The Supreme Court decides that in the afore-mentioned exception, it is not required that the policyholder also knows that the acceptance policy of his insurer deviates from a reasonably acting insurer. The policyholder is also sufficiently protected without this knowledge.

Furthermore, the Supreme Court acknowledges that when considering what a reasonably acting insurer would have done if it had known the true state of affairs, great importance can be attached to the acceptance policy of other insurers. However, the Supreme Court points out that it is possible that the policies of other insurers are also not in accordance with the standard of a reasonably acting insurance company. Nor is it inconceivable that the acceptance policy of the insurer in question appears to satisfy the standard of the reasonably acting insurer, even if other insurers implement a different (or no) policy with respect to the related facts and circumstances.

It is not always necessary to examine the acceptance policy of other insurers. This depends on the policyholder’s defence during actual legal proceedings.
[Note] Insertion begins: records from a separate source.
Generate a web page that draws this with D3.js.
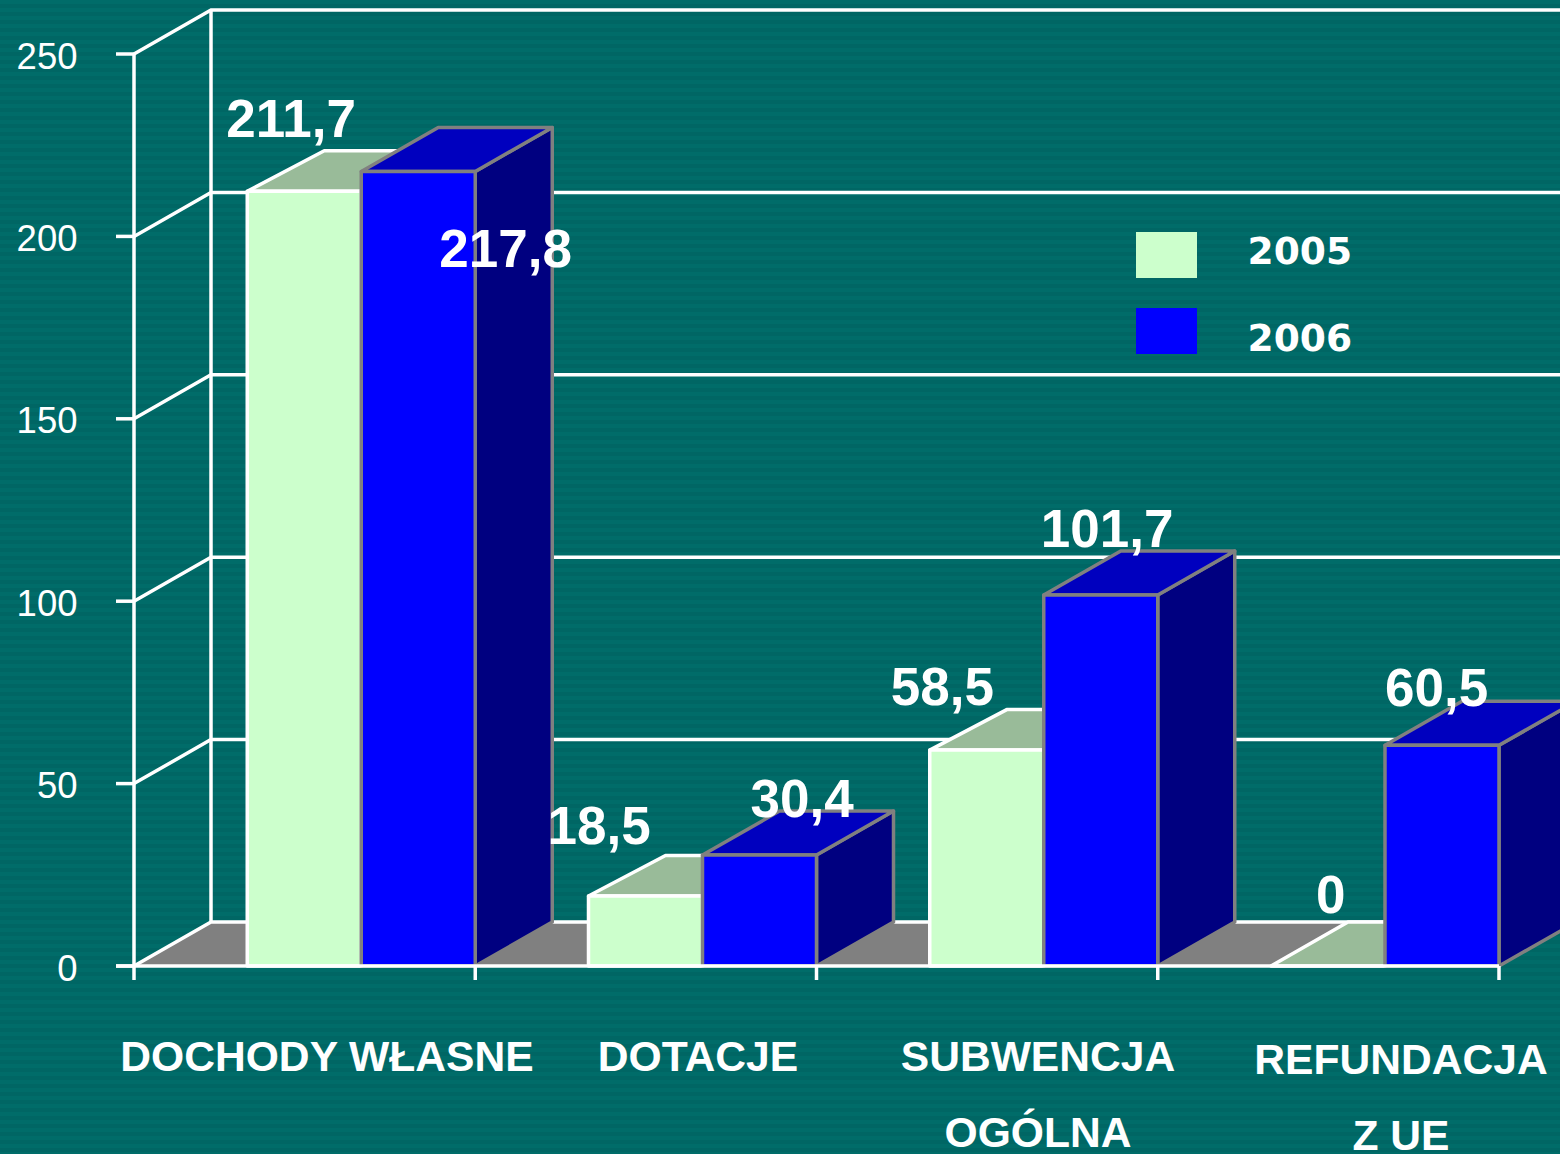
<!DOCTYPE html>
<html><head><meta charset="utf-8">
<script src="https://cdn.jsdelivr.net/npm/d3@7"></script>
<style>html,body{margin:0;padding:0;background:#006666;overflow:hidden}svg{display:block}</style>
</head><body><svg id="c" width="1560" height="1154"></svg>
<script>
const categories=[["DOCHODY WŁASNE"],["DOTACJE"],["SUBWENCJA","OGÓLNA"],["REFUNDACJA","Z UE"]];
const series2005=[211.7,18.5,58.5,0];
const series2006=[217.8,30.4,101.7,60.5];
const labels2005=["211,7","18,5","58,5","0"];
const labels2006=["217,8","30,4","101,7","60,5"];
const seriesNames=["2005","2006"];
const yTicks=[0,50,100,150,200,250];

const W=1560,H=1154,dx=77,dy=-44;
const svg=d3.select("#c");
const y=d3.scaleLinear().domain([0,250]).range([966,54]);
const x=d3.scaleBand().domain(d3.range(4)).range([134,1499]);
const barW=114,sw=3.5;
const white="#fff",gray="#808080";
const line=d3.line();

// striped background
const defs=svg.append("defs");
const pat=defs.append("pattern").attr("id","st").attr("patternUnits","userSpaceOnUse").attr("width",10).attr("height",8);
pat.append("rect").attr("width",10).attr("height",8).attr("fill","#006c69");
pat.append("rect").attr("y",4).attr("width",10).attr("height",4).attr("fill","#006664");
svg.append("rect").attr("width",W).attr("height",H).attr("fill","url(#st)");

const poly=(g,pts,fill,stroke)=>g.append("path").attr("d",line(pts)+"Z").attr("fill",fill).attr("stroke",stroke||"none").attr("stroke-width",stroke?sw:0).attr("stroke-linejoin","round");

// floor
const y0=y(0),xL=x.range()[0],xR=x.range()[1];
poly(svg,[[xL,y0],[xL+dx,y0+dy],[xR+dx,y0+dy],[xR,y0]],gray);

// gridlines: back wall and left wall
const grid=svg.append("g").attr("stroke",white).attr("stroke-width",sw).attr("fill","none");
yTicks.forEach(t=>{
  grid.append("path").attr("d",line([[xL,y(t)],[xL+dx,y(t)+dy],[W+5,y(t)+dy]]));
  grid.append("path").attr("d",line([[116,y(t)],[xL,y(t)]]));
  svg.append("text").attr("x",77.5).attr("y",y(t)+14.5).attr("text-anchor","end")
    .attr("font-family","Liberation Sans").attr("font-size",36.5).attr("fill",white).text(t);
});
grid.append("path").attr("d",line([[xL,y(250)],[xL,y(0)]]));
grid.append("path").attr("d",line([[xL+dx,y(250)+dy],[xL+dx,y(0)+dy]]));

// bars
function bar(x0,v,lift,backDrop,front,top,side,stroke){
  const g=svg.append("g");
  const yt=v>0?y(v)-lift:y0;
  const yb=y(v)+dy+(v>0?backDrop:0);
  poly(g,[[x0+barW,yt],[x0+barW+dx,yb],[x0+barW+dx,y0+dy],[x0+barW,y0]],side,stroke);
  poly(g,[[x0,yt],[x0+dx,yb],[x0+barW+dx,yb],[x0+barW,yt]],top,stroke);
  if(v>0) poly(g,[[x0,yt],[x0+barW,yt],[x0+barW,y0],[x0,y0]],front,stroke);
}
categories.forEach((c,i)=>{
  const xe=x(i)+x.bandwidth();
  bar(xe-2*barW,series2005[i],2.5,1,"#ccffcc","#99bb99","#669966",white);
  bar(xe-barW,series2006[i],0,0,"#0000ff","#0000bf","#000080",gray);
});

// baseline and x ticks
const base=svg.append("g").attr("stroke",white).attr("stroke-width",sw).attr("fill","none");
base.append("path").attr("d",line([[116,y0],[xR,y0]]));
d3.range(5).forEach(i=>{
  const px=i<4?x(i):xR;
  base.append("path").attr("d",line([[px,y0],[px,980]]));
});

// data labels: offsets from each bar's top-left corner
const off2005=[[-21,-57],[-41,-55],[-39,-48],[45,-53]];
const off2006=[[78,95.5],[48,-38],[-3,-48],[0,-39]];
const lab=(px,py,t)=>svg.append("text").attr("x",px).attr("y",py).attr("font-family","Liberation Sans")
  .attr("font-weight","bold").attr("font-size",53).attr("fill",white).text(t);
categories.forEach((c,i)=>{
  const xe=x(i)+x.bandwidth();
  lab(xe-2*barW+off2005[i][0],y(series2005[i])+off2005[i][1],labels2005[i]);
  lab(xe-barW+off2006[i][0],y(series2006[i])+off2006[i][1],labels2006[i]);
});

// category labels
const catCx=[327,698,1038,1401],catBase=[1071,1071,1071,1074];
categories.forEach((c,i)=>{
  c.forEach((s,j)=>svg.append("text").attr("x",catCx[i]).attr("y",catBase[i]+j*76).attr("text-anchor","middle")
    .attr("font-family","Liberation Sans").attr("font-weight","bold").attr("font-size",42.6).attr("fill",white).text(s));
});

// legend
const legendColors=["#ccffcc","#0000ff"],legY=[232,308],legBase=[264,351];
seriesNames.forEach((s,i)=>{
  svg.append("rect").attr("x",1136).attr("y",legY[i]).attr("width",61).attr("height",46).attr("fill",legendColors[i]);
  svg.append("text").attr("x",1247.5).attr("y",legBase[i]).attr("font-family","DejaVu Sans").attr("font-weight","bold")
    .attr("font-size",37.6).attr("fill",white).text(s);
});
</script>
</body></html>
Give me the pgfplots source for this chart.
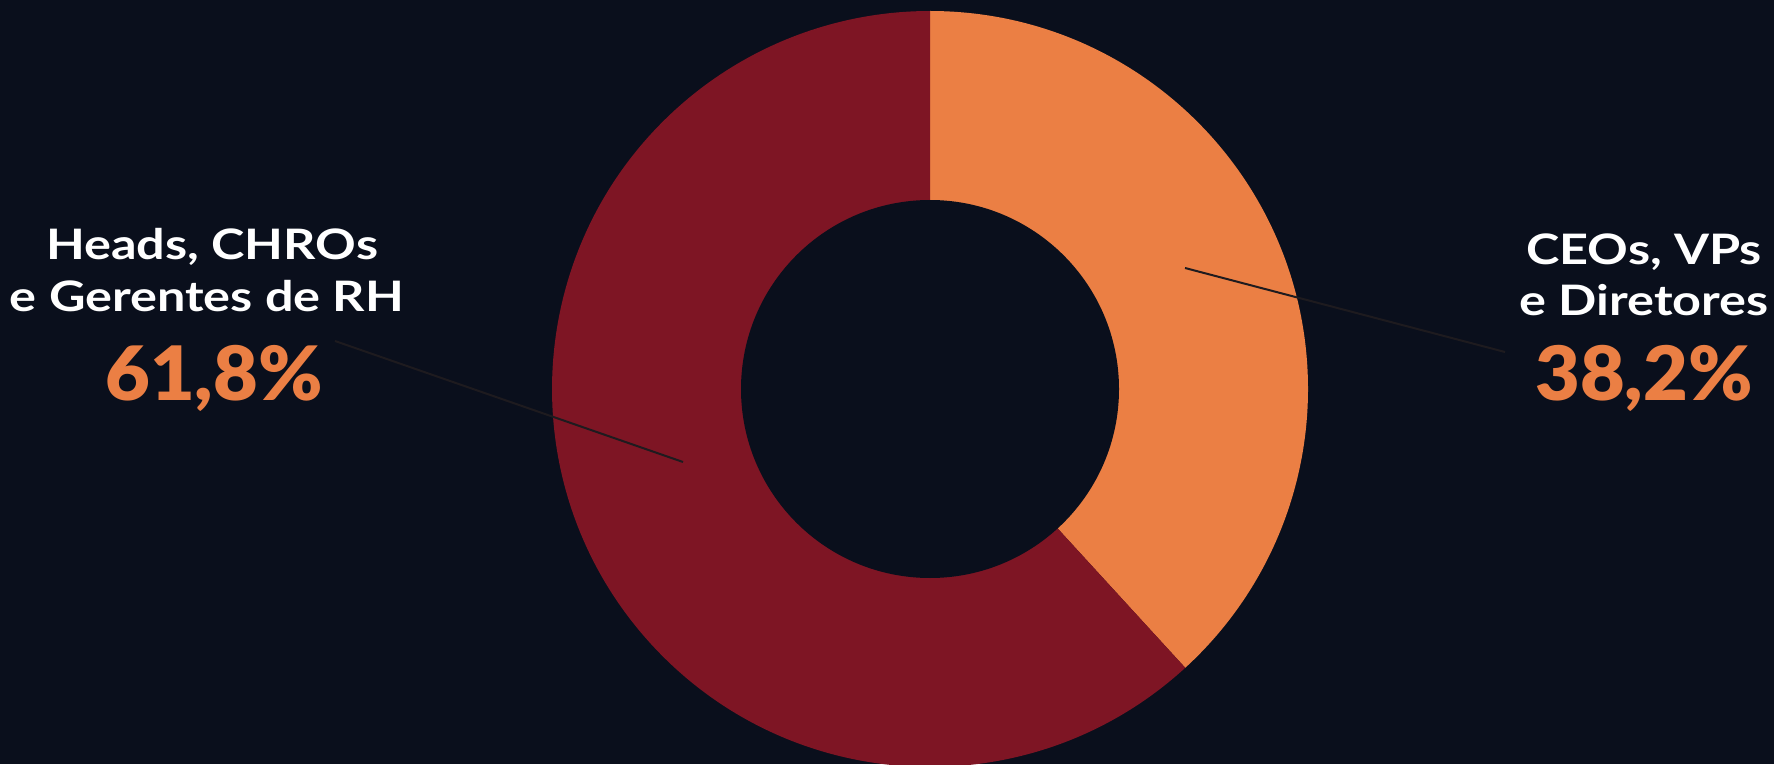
\documentclass[border=0pt]{standalone}
\usepackage{pgfplots}
\pgfplotsset{compat=1.18}
\usepackage{pgfplotstable}
\usepackage{fontspec}
\setmainfont{Lato}
\newfontfamily\labfont{Lato}[FakeStretch=1.2]
\newfontfamily\numfont{Lato Black}[FakeStretch=1.03]

\definecolor{bg}{HTML}{0A0F1C}
\definecolor{cRed}{HTML}{7E1524}
\definecolor{cOrange}{HTML}{EB7F44}
\definecolor{leader}{HTML}{1E1B1F}

% share of respondents, per group
\pgfplotstableread{
group  value
CEOs   38.2
Heads  61.8
}\shares

\pgfplotstablegetelem{0}{value}\of\shares \let\vCeo\pgfplotsretval
\pgfplotstablegetelem{1}{value}\of\shares \let\vHead\pgfplotsretval
\pgfmathsetmacro\aA{90-3.6*\vCeo}
\pgfmathsetmacro\aB{\aA-3.6*\vHead}

\begin{document}
\begin{tikzpicture}
\begin{axis}[
    x=1pt, y=1pt,
    xmin=0, xmax=1774, ymin=0, ymax=764,
    disabledatascaling,
    hide axis,
]
\coordinate (bl) at (axis cs:0,0);
\coordinate (tr) at (axis cs:1774,764);
\fill[bg] (axis cs:0,0) rectangle (axis cs:1774,764);

% donut: wedges from the table, then the hole
\fill[cOrange] (axis cs:930,375) -- ++(90:378) arc[start angle=90, end angle=\aA, radius=378] -- cycle;
\fill[cRed] (axis cs:930,375) -- ++(\aA:378) arc[start angle=\aA, end angle=\aB, radius=378] -- cycle;
\fill[bg] (axis cs:930,375) circle[radius=189];

% leader lines
\draw[leader, line width=2pt] (axis cs:335,423) -- (axis cs:683,302);
\draw[leader, line width=2pt] (axis cs:1185,496) -- (axis cs:1505,412);

% labels
\begin{scope}[every node/.style={inner sep=0pt, anchor=base},
    lab/.style={white, font=\fontsize{42}{50}\labfont\bfseries},
    num/.style={cOrange, font=\fontsize{75}{80}\numfont}]
\node[lab] at (axis cs:212,504) {Heads, CHROs};
\node[lab] at (axis cs:207,452) {e Gerentes de RH};
\node[num] at (axis cs:214,363) {61,8\%};
\node[lab] at (axis cs:1644,499) {CEOs, VPs};
\node[lab] at (axis cs:1644,448) {e Diretores};
\node[num] at (axis cs:1644,363) {38,2\%};
\end{scope}
\end{axis}
\pgfresetboundingbox
\useasboundingbox (bl) rectangle (tr);
\end{tikzpicture}
\end{document}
The reasoned argument of an insurer that a reasonably acting insurer would not have concluded the insurance may – depending on the arguments presented by the insurer for that purpose, and the circumstances of the case – lead to the conclusion that a reasonably acting insurer would not have entered into the insurance agreement.

This also applies if the insurer claims that they would have entered into the insurance contract but under different conditions (for instance at a higher premium or for a lower amount of cover), if it had knowledge of the true state of affairs.

[1] Dutch Supreme Court October 5, 2018, ECLI:NL:HR:2018:1841.
[2] Dutch Supreme Court, May 19, 1978, ECLI:NL:HR:1978:AC6258.